The static deflection is 22.2mm, which means that more than half of the spring's natural length of 40mm has been deformed by the static load. When the spring is used for vibration isolation, deformation during forced vibration is added from this displacement, so if the spring is greatly deformed in the static state, it may bottom out due to deformation during forced vibration (the spring is deformed 40 mm and the spring makes contact), losing its vibration isolation effect, and a large load from a collision may be applied to the object to be isolated. The object may be subjected to a large load due to a collision.

In the above example, the vibration isolation is 1 kg at 10 Hz, but assuming a lower frequency vibration isolation, the spring stiffness k is 1/100 of 1 kg at 1 Hz.
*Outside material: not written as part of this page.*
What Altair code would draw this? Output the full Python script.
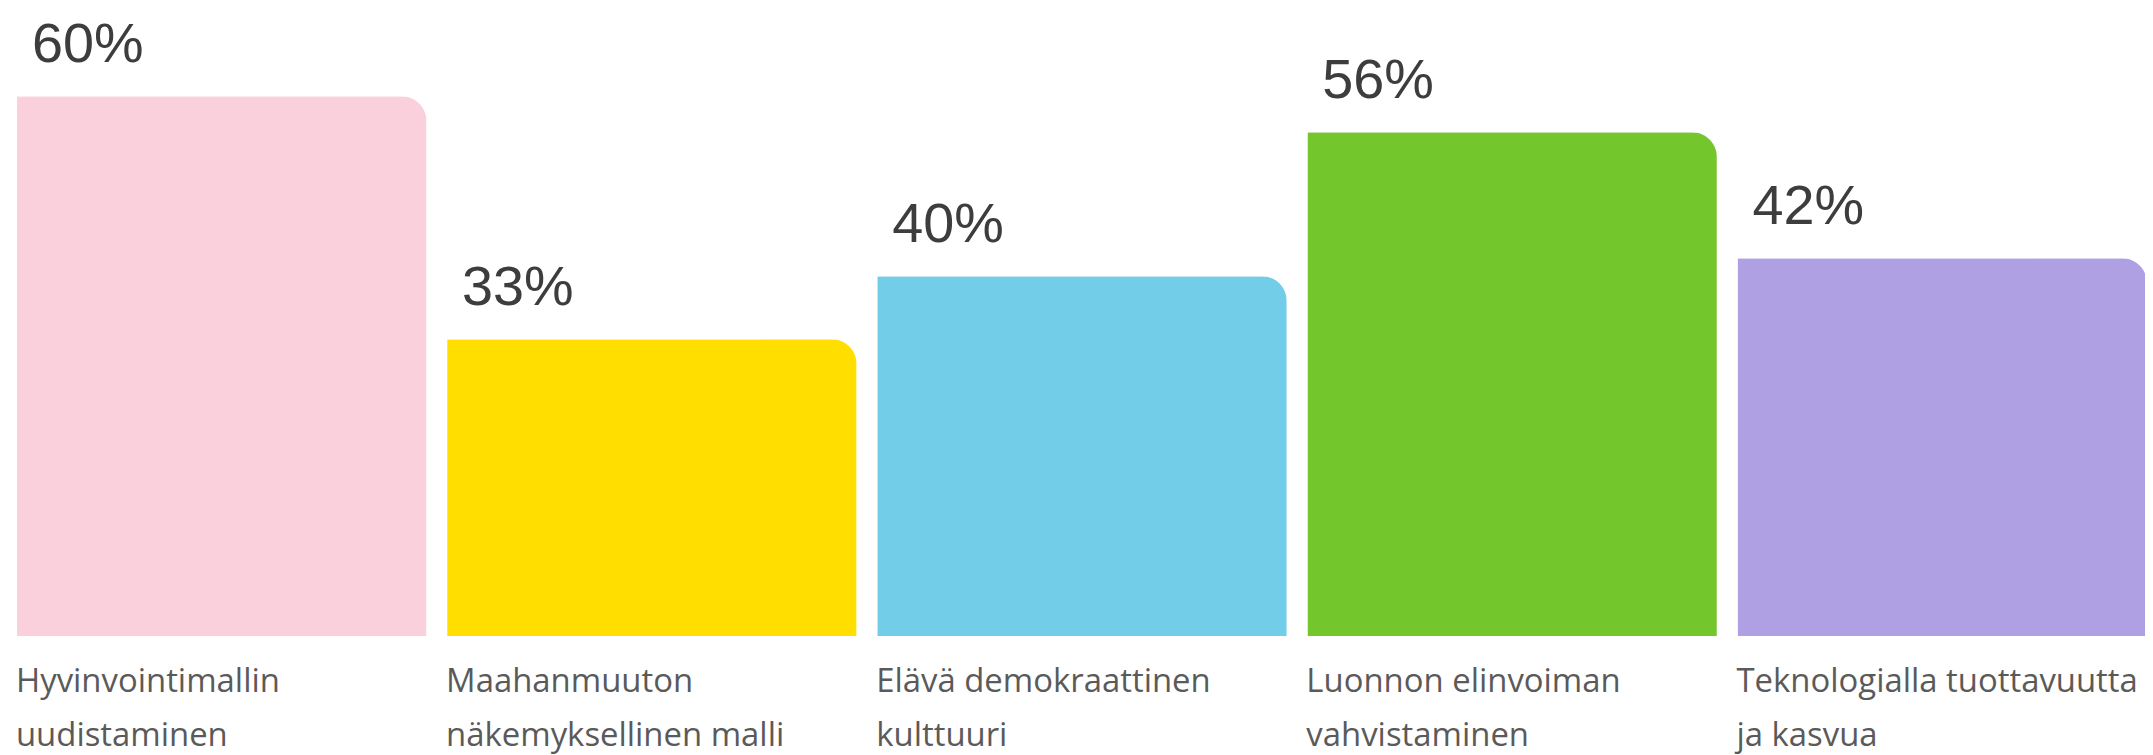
import altair as alt
import pandas as pd

categories = [
    "Hyvinvointimallin\nuudistaminen",
    "Maahanmuuton\nnäkemyksellinen malli",
    "Elävä demokraattinen\nkulttuuri",
    "Luonnon elinvoiman\nvahvistaminen",
    "Teknologialla tuottavuutta\nja kasvua",
]
values = [60, 33, 40, 56, 42]
labels = ["60%", "33%", "40%", "56%", "42%"]
colors = ["#F9D0DB", "#FFDE00", "#72CDE8", "#73C72D", "#AF9FE3"]

df = pd.DataFrame({"cat": categories, "value": values, "label": labels, "color": colors})

xscale = alt.Scale(range=[9, 2147], paddingInner=0.048, paddingOuter=0)
yscale = alt.Scale(domain=[0, 69.66])

bars = alt.Chart(df).mark_bar(cornerRadiusTopRight=25).encode(
    x=alt.X("cat:N", sort=None, axis=None, scale=xscale),
    y=alt.Y("value:Q", axis=None, scale=yscale),
    color=alt.Color("color:N", scale=None, legend=None),
)

pct = alt.Chart(df).mark_text(
    align="left", baseline="alphabetic", dx=15, dy=-34,
    font="Liberation Sans", fontSize=56, color="#3d3d3d",
).encode(
    x=alt.X("cat:N", sort=None, axis=None, scale=xscale, bandPosition=0),
    y=alt.Y("value:Q", axis=None, scale=yscale),
    text="label:N",
)

cats = alt.Chart(df).mark_text(
    align="left", baseline="alphabetic", dx=-1, lineBreak="\n", lineHeight=54,
    font="Open Sans", fontSize=33, color="#5a5a5a",
).encode(
    x=alt.X("cat:N", sort=None, axis=None, scale=xscale, bandPosition=0),
    y=alt.value(685),
    text="cat:N",
)

chart = alt.layer(bars, pct, cats).properties(
    width=2145,
    height=629,
    padding={"left": 0, "top": 0, "right": 0, "bottom": 130},
    autosize=alt.AutoSizeParams(type="none"),
    background="white",
).configure_view(stroke=None)

chart.save("out.html", embed_options={"renderer": "svg", "actions": False})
The amount of deformation in this case is 22.2 \times 100 = 2220\textrm{[mm]} = 2.22\textrm{[m]}, an unrealistic value that makes it difficult to achieve vibration isolation with the methods introduced so far.

Summarizing the dynamic and static characteristics I have shown so far, we can see that there is a tradeoff between

1. Less stiffness
• Lower first-order natural frequencies allow vibration isolation from lower frequencies
• Static deflection is increased and excessive deformation may occur and bottom out just by installing the vibration isolating object.
2. Greater stiffness
• Vibration isolation becomes more difficult due to the higher first-order natural frequencies
• Static deflection is reduced and even heavy objects can be supported stably.

The following is the result of a previous survey of off-the-shelf anti-vibration components. Because of this trade-off, we find that there are no off-the-shelf vibration isolation components commercially available in the low-frequency range. The member at the lower right point of the graph that achieves low-frequency vibration isolation is a member with special spring stiffness, called an air-spring system.

# Summary

This article introduced dynamic and static stiffness and the tradeoffs for vibration isolation that can be obtained from them.